Education secretary Michael Gove announced a review of the national curriculum, saying he wanted to give teachers the freedom to focus on facts and ‘essential knowledge’.

But Jackie Eames, headteacher of Batley Girls’ High School, who specialises in English and history, said the proposals reminded her of Hard Times by Charles Dickens.

The classic novel satirises a teacher, Mr Gradgrind, who forces his pupils to memorise the definitions of animals.

Mrs Eames said: “What really worries me is that Michael Gove seems to think that knowledge is power, but these kinds of facts are only meaningful when they are interpreted and explored.

“I think he is genuinely committed and he wants what’s best for children, but I think he is going about it the wrong way.”

But supporters of the changes are optimistic that the review will give schools greater freedom.

Lorraine Barker, principal of Mirfield Free Grammar School, said: “I welcome the proposed review because at present the national curriculum is too prescriptive and detailed.

“One reason we are becoming an academy is to enable us to decide our own curriculum but education is not just about curriculum. It is about the whole person. We are looking to promote inter-personal skills, creativity, talent and teamwork to ensure that our students are prepared for a future that none of us can predict.”

Mr Gove said last week that the current curriculum focuses too much on teaching methods instead of the content of what is taught.

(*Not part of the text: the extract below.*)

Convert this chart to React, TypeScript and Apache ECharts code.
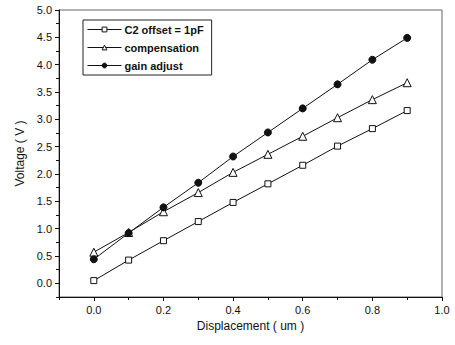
import React, { useEffect, useRef } from "react";
import * as echarts from "echarts";

const xValues = [0, 0.1, 0.2, 0.3, 0.4, 0.5, 0.6, 0.7, 0.8, 0.9];
const offsetSeries = [0.05, 0.425, 0.78, 1.13, 1.48, 1.82, 2.16, 2.51, 2.83, 3.16];
const compensationSeries = [0.57, 0.93, 1.31, 1.66, 2.03, 2.36, 2.69, 3.03, 3.36, 3.67];
const gainSeries = [0.44, 0.92, 1.39, 1.84, 2.32, 2.76, 3.2, 3.64, 4.09, 4.49];
const xTickLabels = [0, 0.2, 0.4, 0.6, 0.8, 1.0];
const yTickLabels = [0, 0.5, 1.0, 1.5, 2.0, 2.5, 3.0, 3.5, 4.0, 4.5, 5.0];
const seriesNames = ["C2 offset = 1pF", "compensation", "gain adjust"];

const font = "Liberation Sans, Arial, sans-serif";

export default function App() {
  const ref = useRef<HTMLDivElement>(null);
  useEffect(() => {
    if (!ref.current) return;
    const chart = echarts.init(ref.current, undefined, { renderer: "svg" });
    const pair = (ys: number[]) => xValues.map((x, i) => [x, ys[i]]);
    const lineStyle = { color: "#111", width: 1 };
    chart.setOption({
      animation: false,
      backgroundColor: "#fff",
      textStyle: { fontFamily: font },
      grid: {
        left: 59,
        right: 13,
        top: 10,
        bottom: 48,
        show: true,
        borderColor: "#666",
        borderWidth: 1,
      },
      legend: {
        orient: "vertical",
        left: 83,
        top: 20,
        padding: [4, 8, 4, 4],
        itemWidth: 34,
        itemHeight: 6,
        itemGap: 7,
        borderColor: "#222",
        borderWidth: 1,
        lineStyle: { width: 1 },
        itemStyle: { borderWidth: 1 },
        textStyle: { fontFamily: font, fontSize: 11, color: "#111", fontWeight: "bold", padding: [0, 0, 0, -2] },
        data: seriesNames,
      },
      xAxis: [
        {
          type: "value",
          min: -0.1,
          max: 1.0,
          name: "Displacement ( um )",
          nameLocation: "middle",
          nameGap: 23,
          nameTextStyle: { fontFamily: font, fontSize: 12, color: "#111" },
          axisLine: { show: true, onZero: false, lineStyle: { color: "#111", width: 1 } },
          axisTick: { show: true, customValues: xTickLabels, length: 4, lineStyle: { color: "#111" } },
          axisLabel: {
            customValues: xTickLabels,
            formatter: (v: number) => v.toFixed(1),
            fontFamily: font,
            fontSize: 11,
            color: "#111",
            margin: 7,
          },
          splitLine: { show: false },
        },
        {
          type: "value",
          min: -0.1,
          max: 1.0,
          interval: 0.1,
          position: "bottom",
          axisLine: { show: false, onZero: false },
          axisTick: { show: true, length: 3, lineStyle: { color: "#111" } },
          axisLabel: { show: false },
          splitLine: { show: false },
        },
      ],
      yAxis: [
        {
          type: "value",
          min: -0.25,
          max: 5.0,
          name: "Voltage ( V )",
          nameLocation: "middle",
          nameGap: 31,
          nameTextStyle: { fontFamily: font, fontSize: 12, color: "#111" },
          axisLine: { show: true, onZero: false, lineStyle: { color: "#111", width: 1 } },
          axisTick: { show: true, customValues: yTickLabels, length: 4, lineStyle: { color: "#111" } },
          axisLabel: {
            customValues: yTickLabels,
            formatter: (v: number) => v.toFixed(1),
            fontFamily: font,
            fontSize: 11,
            color: "#111",
            margin: 7,
          },
          splitLine: { show: false },
        },
        {
          type: "value",
          min: -0.25,
          max: 5.0,
          interval: 0.25,
          position: "left",
          axisLine: { show: false, onZero: false },
          axisTick: { show: true, length: 3, lineStyle: { color: "#111" } },
          axisLabel: { show: false },
          splitLine: { show: false },
        },
      ],
      series: [
        {
          name: seriesNames[0],
          type: "line",
          data: pair(offsetSeries),
          symbol: "rect",
          symbolSize: 6,
          lineStyle,
          itemStyle: { color: "#fff", borderColor: "#111", borderWidth: 1 },
          z: 2,
        },
        {
          name: seriesNames[1],
          type: "line",
          data: pair(compensationSeries),
          symbol: "triangle",
          symbolSize: 8,
          lineStyle,
          itemStyle: { color: "#fff", borderColor: "#111", borderWidth: 1 },
          z: 3,
        },
        {
          name: seriesNames[2],
          type: "line",
          data: pair(gainSeries),
          symbol: "circle",
          symbolSize: 7,
          lineStyle,
          itemStyle: { color: "#111", borderColor: "#111", borderWidth: 1 },
          z: 4,
        },
      ],
    });
    return () => chart.dispose();
  }, []);
  return <div ref={ref} style={{ width: 455, height: 345, position: "absolute", left: 0, top: 0 }} />;
}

He has asked a panel of five education experts to decide what should be on the new curriculum, specifying only that he would like to see more facts.

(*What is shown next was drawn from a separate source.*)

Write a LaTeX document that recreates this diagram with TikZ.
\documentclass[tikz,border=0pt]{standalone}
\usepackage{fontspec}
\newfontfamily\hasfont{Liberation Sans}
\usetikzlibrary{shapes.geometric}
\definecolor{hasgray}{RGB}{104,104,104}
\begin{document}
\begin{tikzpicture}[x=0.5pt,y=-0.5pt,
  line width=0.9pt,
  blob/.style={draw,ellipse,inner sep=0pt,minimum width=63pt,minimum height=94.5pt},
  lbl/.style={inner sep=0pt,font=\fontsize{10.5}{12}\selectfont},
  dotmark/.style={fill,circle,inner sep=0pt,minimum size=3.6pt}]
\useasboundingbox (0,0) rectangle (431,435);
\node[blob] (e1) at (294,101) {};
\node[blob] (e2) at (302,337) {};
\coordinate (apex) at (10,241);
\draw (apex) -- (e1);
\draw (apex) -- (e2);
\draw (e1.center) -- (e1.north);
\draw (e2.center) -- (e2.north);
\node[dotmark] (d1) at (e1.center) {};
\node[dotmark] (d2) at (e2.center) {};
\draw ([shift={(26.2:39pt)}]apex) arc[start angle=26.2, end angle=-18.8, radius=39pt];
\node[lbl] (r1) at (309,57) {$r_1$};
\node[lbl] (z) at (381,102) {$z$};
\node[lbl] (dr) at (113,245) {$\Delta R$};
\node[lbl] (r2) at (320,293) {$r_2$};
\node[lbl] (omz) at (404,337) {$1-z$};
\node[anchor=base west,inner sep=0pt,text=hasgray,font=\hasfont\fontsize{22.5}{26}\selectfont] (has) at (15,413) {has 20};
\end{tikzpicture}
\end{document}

Mr Gove said: “Our review will examine the best school systems in the world and give us a world class curriculum that will help teachers, parents and children know what children should learn at what age.”

But his approach has also been criticised by the National Union of Teachers.

NUT general secretary Christine Blower said: “There is absolutely no need for Michael Gove to throw out platitudes such as restoring ‘academic rigour’ to the national curriculum, as this is something that has never left it.

“While recognising that the curriculum is over prescriptive, the education secretary appears to be dictating not only which subjects are the most important but also what should be taught within them.”